あと、人を育てるという観点では全員野球をして達成感、成功体験を味わうということが大切だと思うので、たとえば30人位のチームをつくって、映画でも絵画展でもミュージカルでもコンサートでもダンス公演でも、博報堂DYグループオリジナルの大きなコンテンツを、グループ員だけで全員野球で1からつくってみる。たとえ初めてだろうと、失敗に終わろうと、そこから得るもの、引き継がれていくものは非常に大きな価値があると思います。
長島
ファンにとっての“夢のプロジェクト“のような事をやりたいです。コンテンツを手掛ける会社としてのテントポールとして、そういう取り組みが出来る会社なんだ、と国内外の人たちに目を向けてもらうきっかけに出来れば、会社的にも長い目でみて費用対効果があるのではと。私個人的には好きなハリウッドスターを集めた映画が観たいですが、50億では絶対につくれません(笑)
竹田
50億だったら、音楽フェスのアジアパシフィック地域の権利を買いますね。これ、本当に買える規模ですよ。さっきは東南アジアの話をしましたが、インドもこれから来ます、確実に。だからその前にインドでの権利を買うというのもありですね。日本では開催数が少ないのであまり実感できないかもしれませんが、アジア各地では音楽フェスはかなり開催されているので、利益も見込めるはずです。
杉山
興味深い意見をたくさんいただきましたし、僕自身、とても刺激になりました。今回はお互いに連携していることもよく見えた座談会だったと思います。これからもそれぞれの長所を生かして活躍してください。
■プロフィール
杉山豊(すぴ)
エンタテインメントビジネス局 グループビジネスデザイン部
1987年博報堂入社。セールスプロモーション、デジタル、コンテンツ・ビジネス、クリエイティブ畑を歩み、2010年から博報堂DYメディアパートナーズに新設されたクリエイティブ・チームに所属。現在メディア起点の広告コンテンツの開発に取り組む。新聞広告が好きと公言し、また映画ライター「杉山すぴ豊」名義で雑誌に映画レビュー等を多数寄稿。
松本詠子
エンタテインメントビジネス局 グループビジネスデザイン部
博報堂で営業職経験後、エンタメ局(当時EBU)へ。舞台・映画などを経験後、博報堂DYメディアパートナーズ設立とともにエンタテインメントビジネス局へ。筆頭プロデューサーとしての芝居、コンサート等事業展開が中心。韓流スターのファンクラブ・ドーム公演やKPOPアイドルのコンサートも手掛け、国内アイドルグループの立ち上げ等にも従事。
竹田裕人
エンタテインメントビジネス局 ビジネス開発部 プロデューサー
CM、テレビ・ラジオ番組、イベントのプロデュースから、海外アーティストのブッキング、音楽フェスティバルや商業施設のブランディングやPR業務まで担う。広告の分野以外でも、名古屋芸術大学特別講師やこれまでにFM大阪、愛知、新潟などラジオパーソナリティとしても活動し、幅広い視点からの施策実施を得意とする。
小原裕貴
エンタテインメントビジネス局 グループビジネスデザイン部
2003年博報堂入社、営業局にて大手飲料メーカーや通信、トイレタリー等のクライアントを担当し、2018年に博報堂DYメディアパートナーズのエンタテインメントビジネス局へ。

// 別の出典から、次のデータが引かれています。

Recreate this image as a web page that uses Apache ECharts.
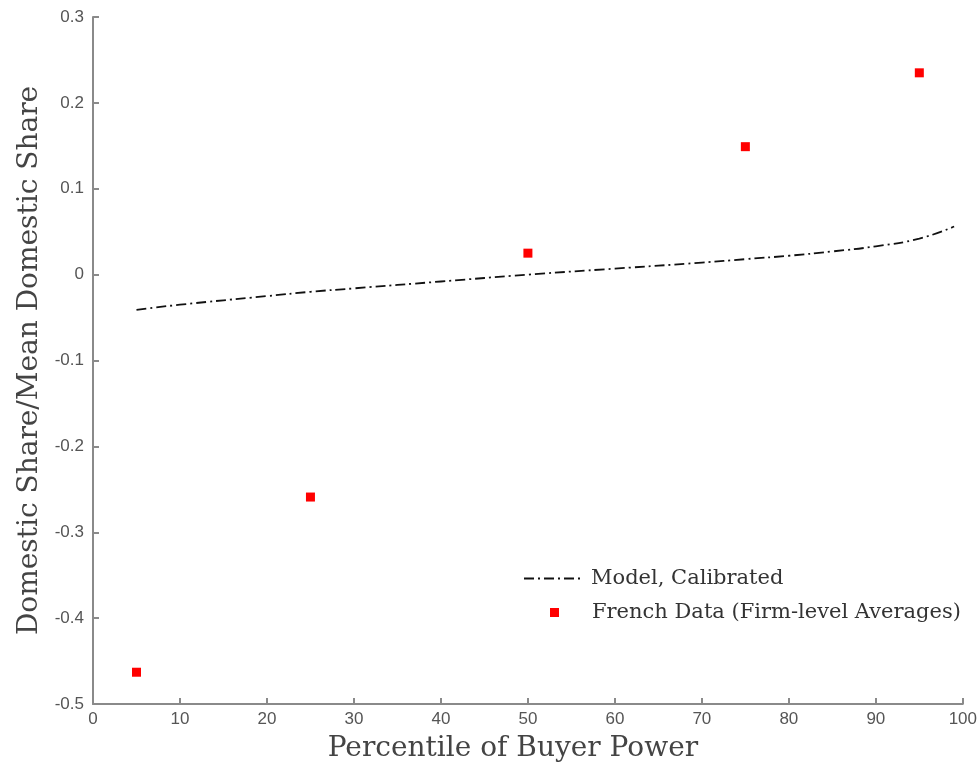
<!DOCTYPE html>
<html>
<head>
<meta charset="utf-8">
<script src="https://cdn.jsdelivr.net/npm/echarts@6/dist/echarts.min.js"></script>
<style>html,body{margin:0;padding:0;background:#fff}#c{width:980px;height:772px}</style>
</head>
<body>
<div id="c"></div>
<script>
const modelX = [5, 10, 20, 25, 30, 40, 50, 60, 70, 75, 80, 85, 90, 95, 99];
const modelY = [-0.041, -0.035, -0.025, -0.020, -0.016, -0.008, 0.000, 0.007, 0.014, 0.018, 0.022, 0.027, 0.033, 0.042, 0.056];
const dataX = [5, 25, 50, 75, 95];
const dataY = [-0.463, -0.259, 0.025, 0.149, 0.235];
const modelName = 'Model, Calibrated';
const dataName = 'French Data (Firm-level Averages)';
const xTitle = 'Percentile of Buyer Power';
const yTitle = 'Domestic Share/Mean Domestic Share';

const chart = echarts.init(document.getElementById('c'));
const axisCommon = {
  axisLine: { show: true, onZero: false, lineStyle: { color: '#8a8a8a', width: 2 } },
  axisTick: { show: true, inside: true, length: 6, lineStyle: { color: '#8a8a8a', width: 2 } },
  splitLine: { show: false },
  axisLabel: { color: '#555', fontFamily: 'Liberation Sans', fontSize: 17 },
  nameTextStyle: { color: '#444', fontFamily: 'DejaVu Serif', fontSize: 28 }
};
chart.setOption({
  animation: false,
  backgroundColor: '#fff',
  grid: { left: 93, right: 16, top: 17, bottom: 68 },
  xAxis: Object.assign({}, axisCommon, {
    type: 'value', min: 0, max: 100, interval: 10,
    name: xTitle, nameLocation: 'middle', nameGap: 31,
    nameTextStyle: Object.assign({}, axisCommon.nameTextStyle, { padding: [0, 30, 0, 0] }),
    axisLabel: Object.assign({}, axisCommon.axisLabel, { margin: 7 })
  }),
  yAxis: Object.assign({}, axisCommon, {
    type: 'value', min: -0.5, max: 0.3, interval: 0.1,
    name: yTitle, nameLocation: 'middle', nameGap: 48,
    axisLabel: Object.assign({}, axisCommon.axisLabel, { margin: 9,
      formatter: v => (Math.round(v * 10) / 10).toString() })
  }),
  legend: [
    {
      data: [{ name: modelName, itemStyle: { opacity: 0 } }], left: 518, top: 563, itemWidth: 58, itemHeight: 12,
      textStyle: { fontFamily: 'DejaVu Serif', fontSize: 21, color: '#333', padding: [0, 0, 0, 4] }
    },
    {
      data: [dataName], left: 545, top: 597, itemWidth: 9, itemHeight: 9,
      textStyle: { fontFamily: 'DejaVu Serif', fontSize: 21, color: '#333', padding: [0, 0, 0, 28] }
    }
  ],
  series: [
    {
      name: modelName, type: 'line', symbol: 'none', smooth: true,
      data: modelX.map((x, i) => [x, modelY[i]]),
      lineStyle: { color: '#111', width: 1.8, type: [10, 4, 2, 4] },
      itemStyle: { color: '#111' }
    },
    {
      name: dataName, type: 'scatter', symbol: 'rect', symbolSize: 9,
      data: dataX.map((x, i) => [x, dataY[i]]),
      itemStyle: { color: '#ff0000', opacity: 1 }
    }
  ]
});
</script>
</body>
</html>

コンテンツホルダーと協業したコンテンツ開発やクライアントセールス等、コンテンツプロデュース業務を従事。現在は「e-sports関連」,「Mリーグ」等を担当。
川合 英
エンタテインメントビジネス局 ビジネス開発部
博報堂に入社後ストラテジックプラニング職として、流通、航空、有料衛星放送、レジャー関連のコンテンツ企業など様々なクライアントの広告プロモーションの戦略立案、及びマーケティング・コンサルティング業務に携わる。2017年11月より現職に。博報堂グループで毎年実施しているコンテンツファン消費行動調査などを始めデータをプラニングに活かしつつ、コンテンツを軸にした広告プロモーションの企画・実施、事業開発に取り組む。
長島志歩
エンタテインメントビジネス局 映像コンテンツ開発部
映画会社で広告営業、ライセンス営業などを経験後、2017年に博報堂DYメディアパートナーズに入社。配信サービスやテレビ局と連動したコンテンツの製作、プロモーション等を中心にエンタテインメントビジネスに従事。主な担当作品はGYAO!「私のAIする王子様」、ABCテレビ×GYAO!「KBOYS」など。